John Bolton, a hawk who was President George W. Bush's U.S. ambassador to the United Nations, said he considered diplomacy long ago exhausted on Iran.

"To me the revelation of this site highlights why the military option is the only option and also highlights why it may be too late," Bolton said.

The disclosure put Iranian President Mahmoud Ahmadinejad on the defensive. He told Time magazine Iran was not obliged to "inform Mr. Obama's administration of every facility that we have."

The development gave the reluctant Russians and Chinese a new reason to consider tougher action against Tehran.

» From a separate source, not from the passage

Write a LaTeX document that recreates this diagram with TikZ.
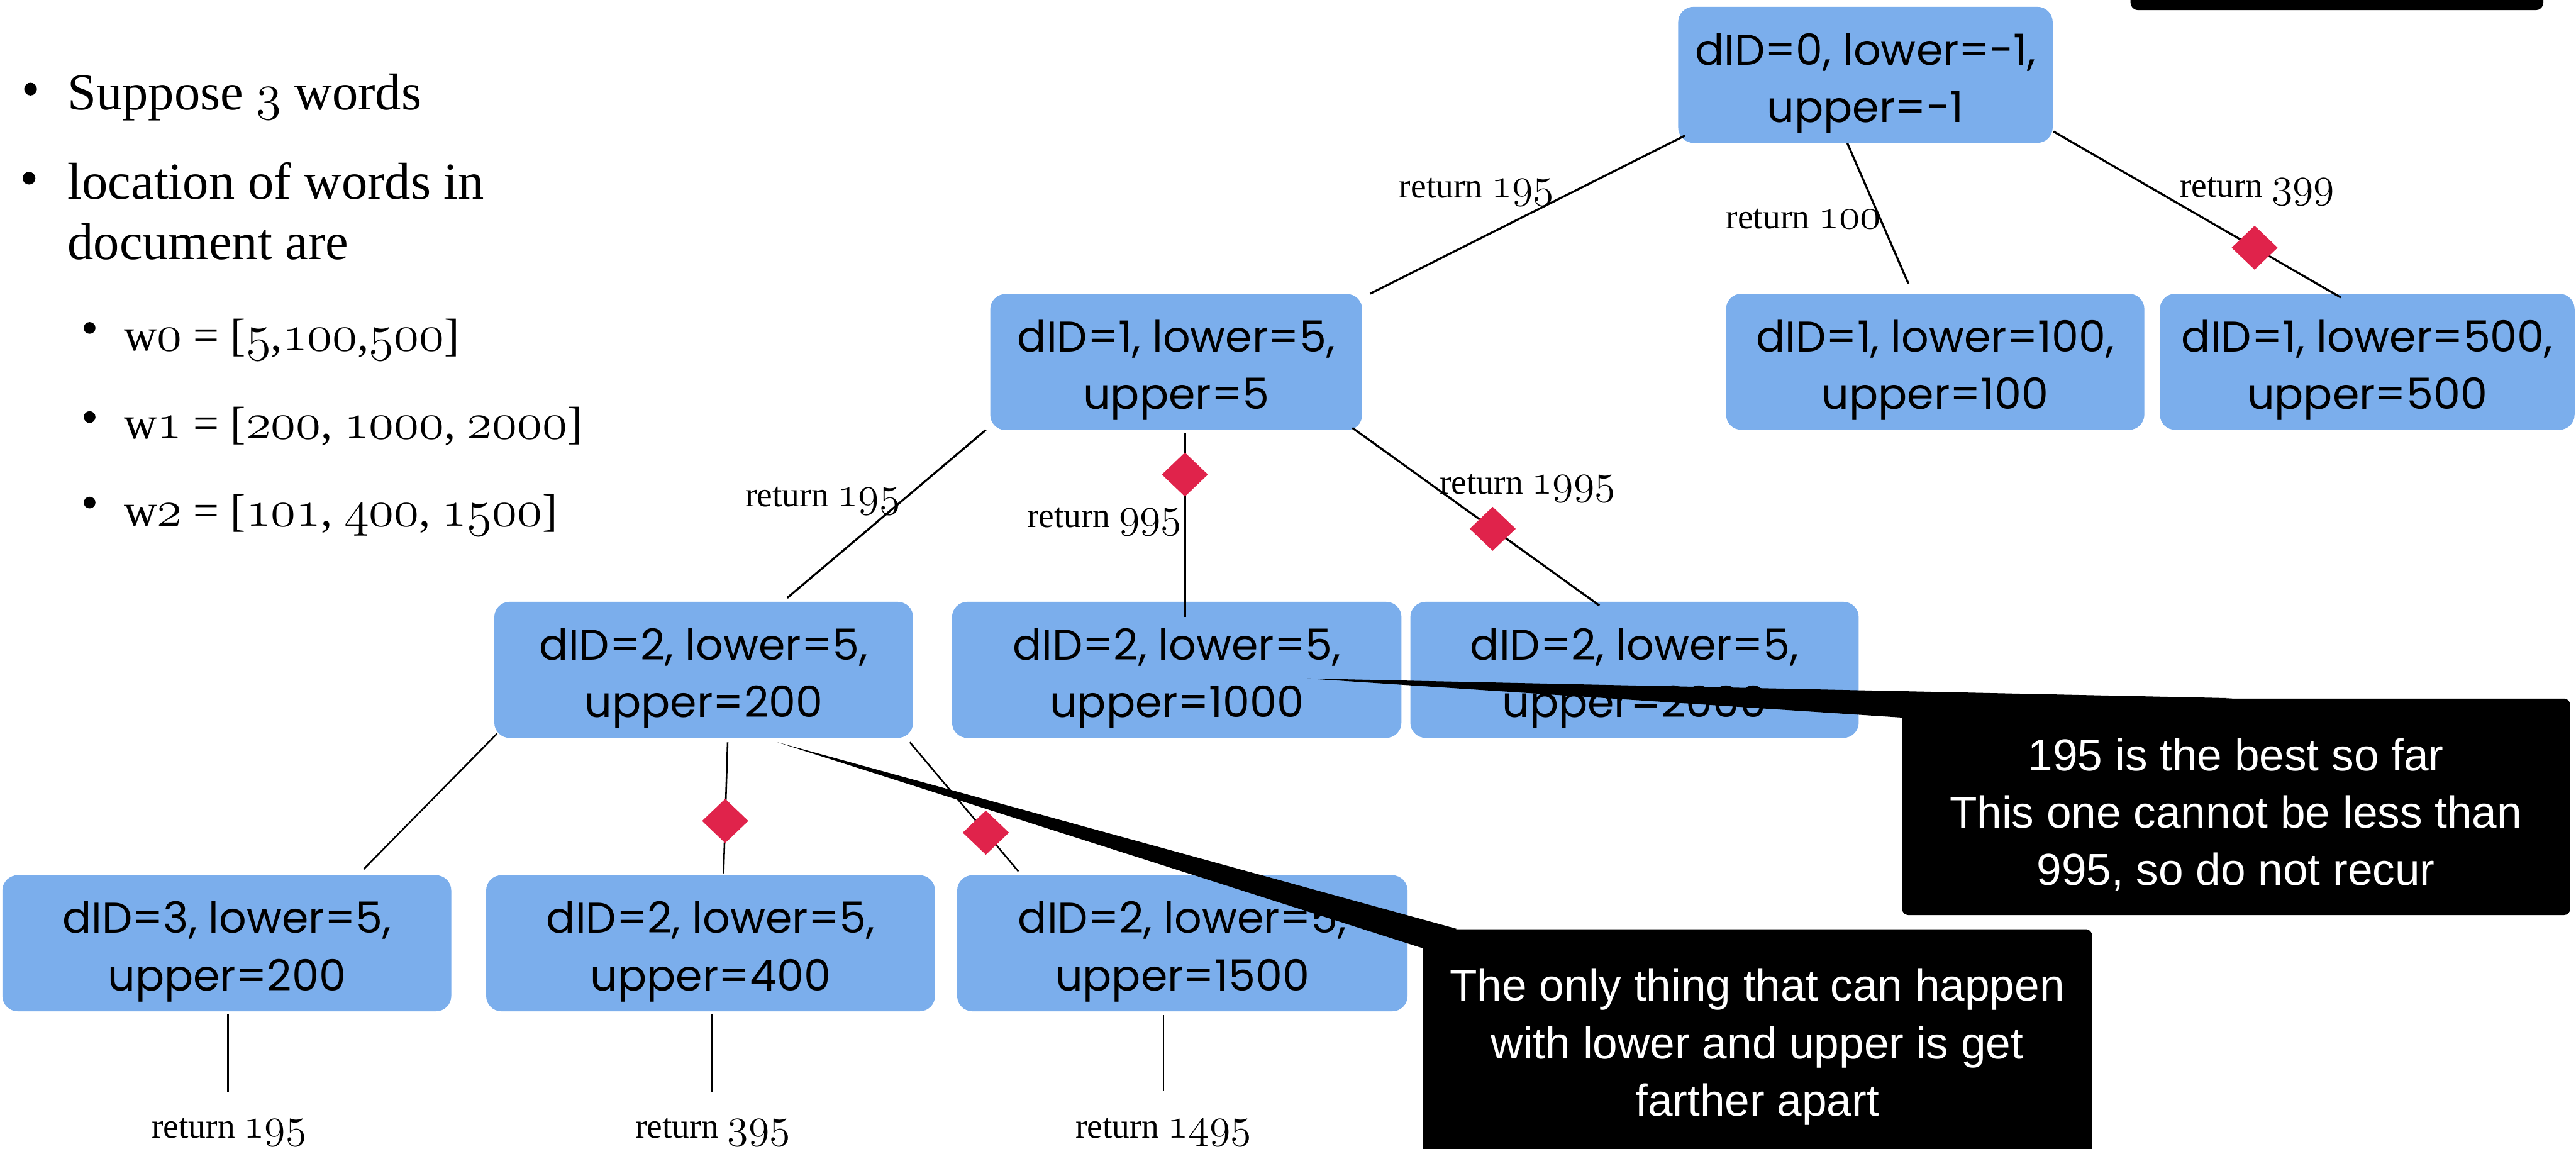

Obama last week pleased Moscow by shelving a Bush-era missile defense plan for eastern Europe that Russia opposed in favor of another plan.

"Now, the United States does have an audience that's listening and people are now realizing that Iran has been a serial deceiver," said Charles Ferguson, an expert on nuclear proliferation at the Council on Foreign Relations think tank.


As host of the G20 summit of the world's richest nations and emerging powers, Obama enjoyed a diplomatic breakthrough on managing the global economy amid signs the recession may be ending.

He joined in the decision by major world leaders to turn over the duty of managing the global economy to the G20 nations rather than the more exclusive Group of Eight that has held sway for years.

The move gives China a greater voice in economic matters and could have the added effect of encouraging Beijing to play a greater role in the global economic rebalancing that the United States has proposed.